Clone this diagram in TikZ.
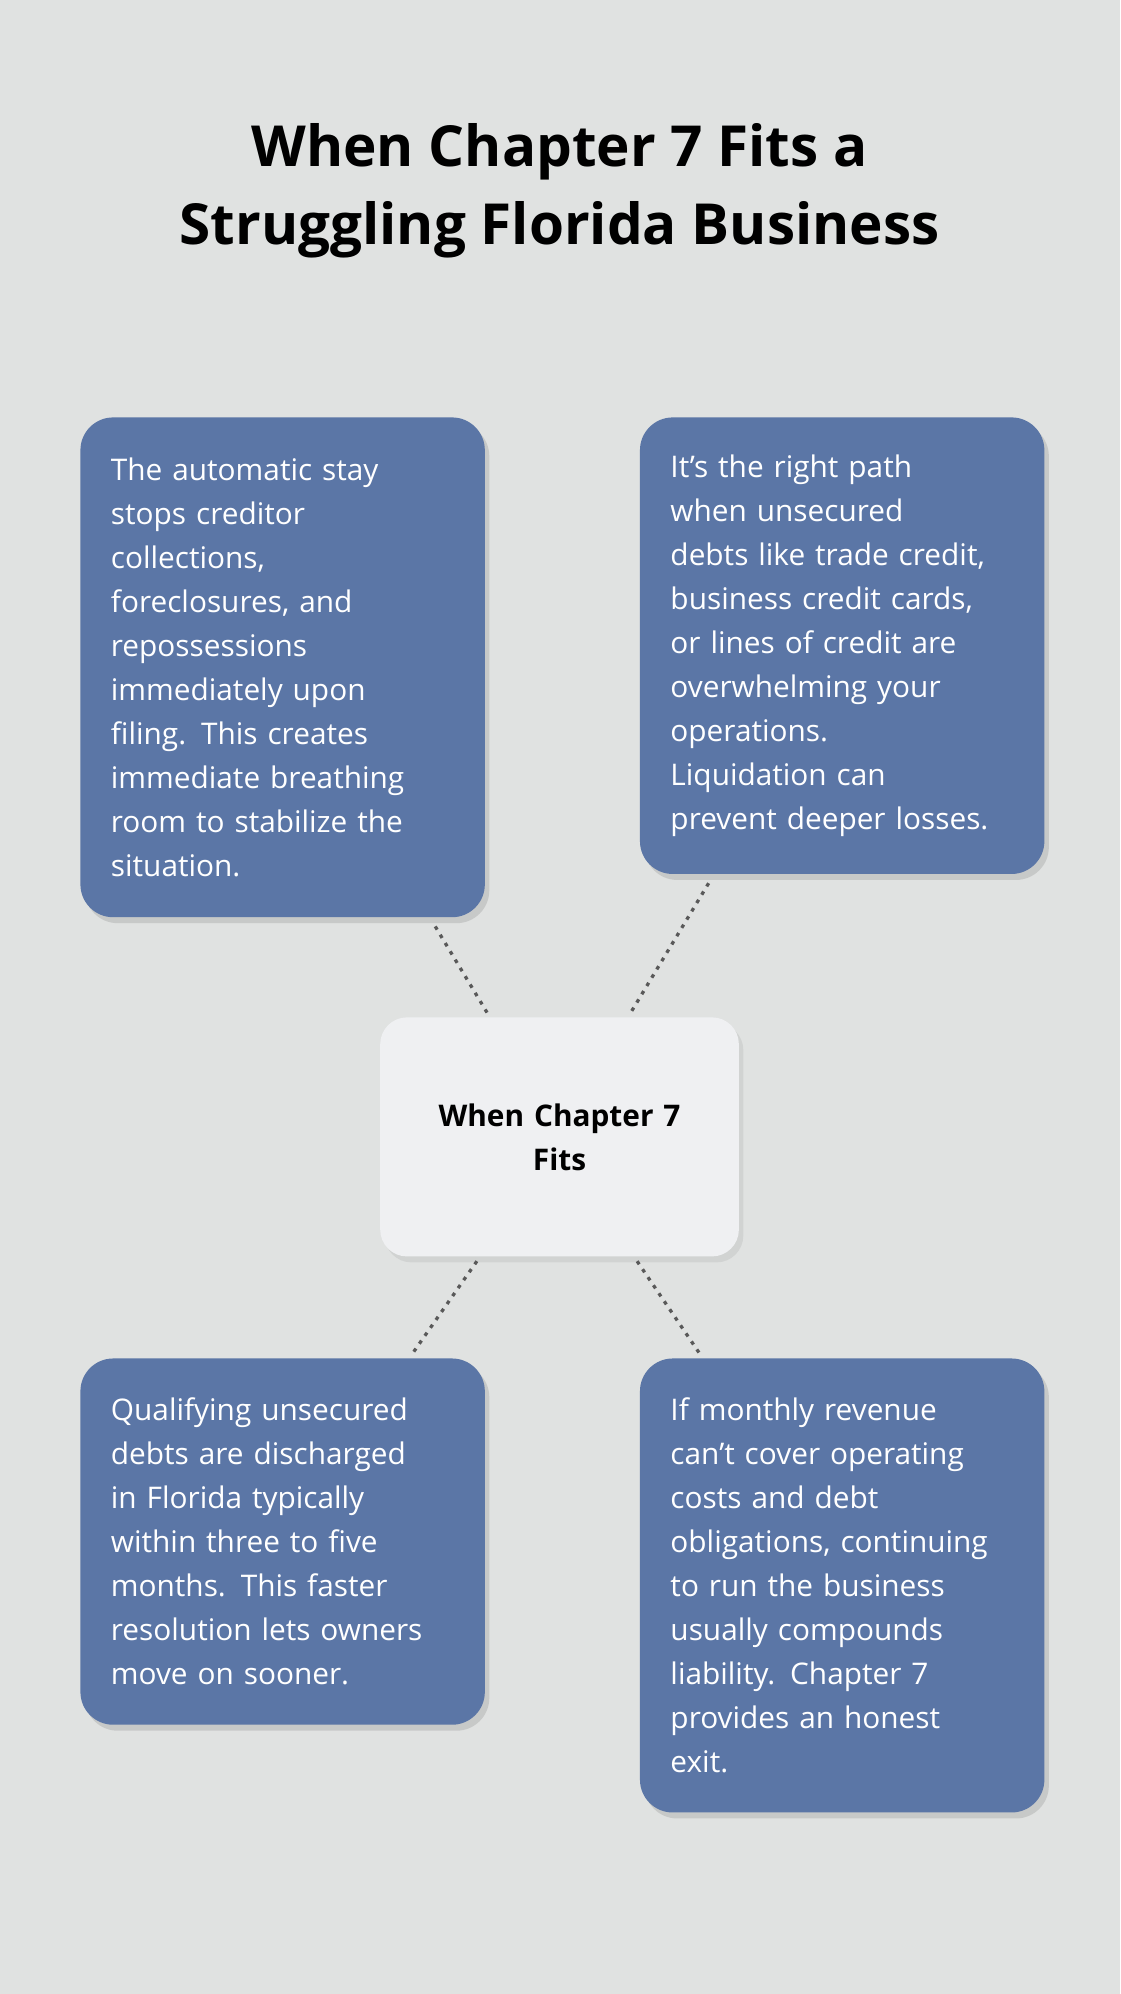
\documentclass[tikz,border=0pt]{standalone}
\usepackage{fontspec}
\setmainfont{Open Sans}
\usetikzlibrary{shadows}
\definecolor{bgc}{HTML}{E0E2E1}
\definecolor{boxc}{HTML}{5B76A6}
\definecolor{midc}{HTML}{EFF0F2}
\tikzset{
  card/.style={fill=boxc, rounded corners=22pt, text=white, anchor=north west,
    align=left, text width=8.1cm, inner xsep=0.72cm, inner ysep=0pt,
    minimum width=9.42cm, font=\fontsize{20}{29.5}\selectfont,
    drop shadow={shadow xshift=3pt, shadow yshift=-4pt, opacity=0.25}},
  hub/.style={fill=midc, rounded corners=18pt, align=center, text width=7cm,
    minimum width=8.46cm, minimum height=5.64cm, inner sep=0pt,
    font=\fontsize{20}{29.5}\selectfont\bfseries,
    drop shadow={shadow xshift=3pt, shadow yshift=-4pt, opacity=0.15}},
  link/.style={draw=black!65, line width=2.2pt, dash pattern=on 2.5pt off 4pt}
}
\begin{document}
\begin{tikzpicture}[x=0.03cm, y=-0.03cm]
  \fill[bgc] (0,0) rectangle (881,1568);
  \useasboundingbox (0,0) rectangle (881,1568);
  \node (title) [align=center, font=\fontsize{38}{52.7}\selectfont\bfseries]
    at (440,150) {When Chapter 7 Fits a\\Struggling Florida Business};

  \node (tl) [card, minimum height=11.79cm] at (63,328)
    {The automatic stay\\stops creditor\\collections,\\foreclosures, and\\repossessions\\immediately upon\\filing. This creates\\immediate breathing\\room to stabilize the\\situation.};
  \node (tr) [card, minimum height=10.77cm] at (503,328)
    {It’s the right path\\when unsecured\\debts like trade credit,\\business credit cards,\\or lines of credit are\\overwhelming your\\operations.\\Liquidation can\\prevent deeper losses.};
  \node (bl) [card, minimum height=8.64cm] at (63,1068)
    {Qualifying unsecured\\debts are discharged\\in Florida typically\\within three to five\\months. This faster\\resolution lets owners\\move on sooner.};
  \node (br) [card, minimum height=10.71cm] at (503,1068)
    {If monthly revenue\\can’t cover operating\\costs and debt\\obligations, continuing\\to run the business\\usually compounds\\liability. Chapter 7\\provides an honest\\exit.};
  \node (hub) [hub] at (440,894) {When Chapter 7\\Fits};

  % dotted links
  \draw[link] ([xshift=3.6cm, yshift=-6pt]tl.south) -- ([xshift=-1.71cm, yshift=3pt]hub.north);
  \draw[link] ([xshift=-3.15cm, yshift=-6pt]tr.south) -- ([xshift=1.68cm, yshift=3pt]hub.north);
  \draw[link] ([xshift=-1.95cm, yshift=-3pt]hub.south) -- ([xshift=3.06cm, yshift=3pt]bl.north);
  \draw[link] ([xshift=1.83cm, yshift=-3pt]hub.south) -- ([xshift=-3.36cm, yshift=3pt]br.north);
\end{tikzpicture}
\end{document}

****

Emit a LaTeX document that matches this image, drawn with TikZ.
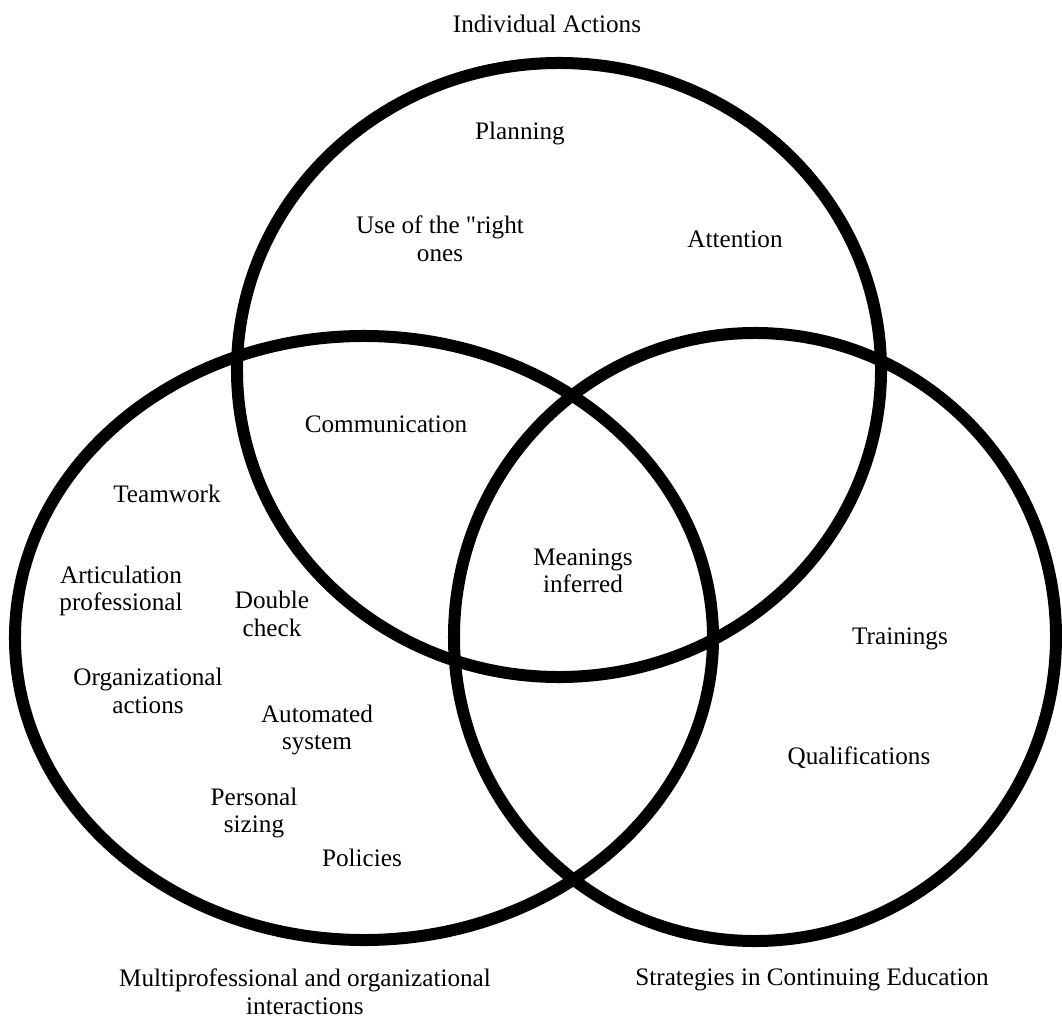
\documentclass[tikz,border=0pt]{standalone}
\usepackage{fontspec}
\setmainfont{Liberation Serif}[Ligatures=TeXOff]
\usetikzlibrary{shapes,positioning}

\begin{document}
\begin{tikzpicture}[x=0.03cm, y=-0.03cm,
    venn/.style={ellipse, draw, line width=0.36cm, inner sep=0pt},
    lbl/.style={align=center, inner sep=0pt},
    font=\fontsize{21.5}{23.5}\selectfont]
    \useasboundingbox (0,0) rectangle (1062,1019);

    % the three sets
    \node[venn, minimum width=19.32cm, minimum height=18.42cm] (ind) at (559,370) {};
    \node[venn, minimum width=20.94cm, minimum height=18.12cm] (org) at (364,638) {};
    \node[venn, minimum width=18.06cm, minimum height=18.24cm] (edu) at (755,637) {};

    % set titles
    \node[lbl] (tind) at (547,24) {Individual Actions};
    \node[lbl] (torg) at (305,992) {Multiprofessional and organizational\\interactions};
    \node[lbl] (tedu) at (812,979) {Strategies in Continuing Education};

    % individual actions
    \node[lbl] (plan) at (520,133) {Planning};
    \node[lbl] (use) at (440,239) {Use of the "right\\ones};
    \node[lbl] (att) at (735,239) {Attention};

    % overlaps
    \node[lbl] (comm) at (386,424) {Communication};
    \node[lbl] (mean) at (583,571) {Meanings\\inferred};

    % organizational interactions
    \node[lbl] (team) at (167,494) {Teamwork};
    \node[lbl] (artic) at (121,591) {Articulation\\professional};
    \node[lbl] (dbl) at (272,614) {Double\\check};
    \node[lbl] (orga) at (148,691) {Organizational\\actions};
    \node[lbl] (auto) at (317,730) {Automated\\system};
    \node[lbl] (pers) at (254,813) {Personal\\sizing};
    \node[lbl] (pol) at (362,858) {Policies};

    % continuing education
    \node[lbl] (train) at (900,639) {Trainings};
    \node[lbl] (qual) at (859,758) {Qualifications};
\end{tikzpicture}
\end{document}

****

Copy the lines above exactly, starting with the line that contains "Clone this diagram in TikZ." and ending with the line that contains "(hub) [hub] at", and leave out any pictures.

## FULL OUTPUT
Clone this diagram in TikZ.
\documentclass[tikz,border=0pt]{standalone}
\usepackage{fontspec}
\setmainfont{Open Sans}
\usetikzlibrary{shadows}
\definecolor{bgc}{HTML}{E0E2E1}
\definecolor{boxc}{HTML}{5B76A6}
\definecolor{midc}{HTML}{EFF0F2}
\tikzset{
  card/.style={fill=boxc, rounded corners=22pt, text=white, anchor=north west,
    align=left, text width=8.1cm, inner xsep=0.72cm, inner ysep=0pt,
    minimum width=9.42cm, font=\fontsize{20}{29.5}\selectfont,
    drop shadow={shadow xshift=3pt, shadow yshift=-4pt, opacity=0.25}},
  hub/.style={fill=midc, rounded corners=18pt, align=center, text width=7cm,
    minimum width=8.46cm, minimum height=5.64cm, inner sep=0pt,
    font=\fontsize{20}{29.5}\selectfont\bfseries,
    drop shadow={shadow xshift=3pt, shadow yshift=-4pt, opacity=0.15}},
  link/.style={draw=black!65, line width=2.2pt, dash pattern=on 2.5pt off 4pt}
}
\begin{document}
\begin{tikzpicture}[x=0.03cm, y=-0.03cm]
  \fill[bgc] (0,0) rectangle (881,1568);
  \useasboundingbox (0,0) rectangle (881,1568);
  \node (title) [align=center, font=\fontsize{38}{52.7}\selectfont\bfseries]
    at (440,150) {When Chapter 7 Fits a\\Struggling Florida Business};

  \node (tl) [card, minimum height=11.79cm] at (63,328)
    {The automatic stay\\stops creditor\\collections,\\foreclosures, and\\repossessions\\immediately upon\\filing. This creates\\immediate breathing\\room to stabilize the\\situation.};
  \node (tr) [card, minimum height=10.77cm] at (503,328)
    {It’s the right path\\when unsecured\\debts like trade credit,\\business credit cards,\\or lines of credit are\\overwhelming your\\operations.\\Liquidation can\\prevent deeper losses.};
  \node (bl) [card, minimum height=8.64cm] at (63,1068)
    {Qualifying unsecured\\debts are discharged\\in Florida typically\\within three to five\\months. This faster\\resolution lets owners\\move on sooner.};
  \node (br) [card, minimum height=10.71cm] at (503,1068)
    {If monthly revenue\\can’t cover operating\\costs and debt\\obligations, continuing\\to run the business\\usually compounds\\liability. Chapter 7\\provides an honest\\exit.};
  \node (hub) [hub] at (440,894) {When Chapter 7\\Fits};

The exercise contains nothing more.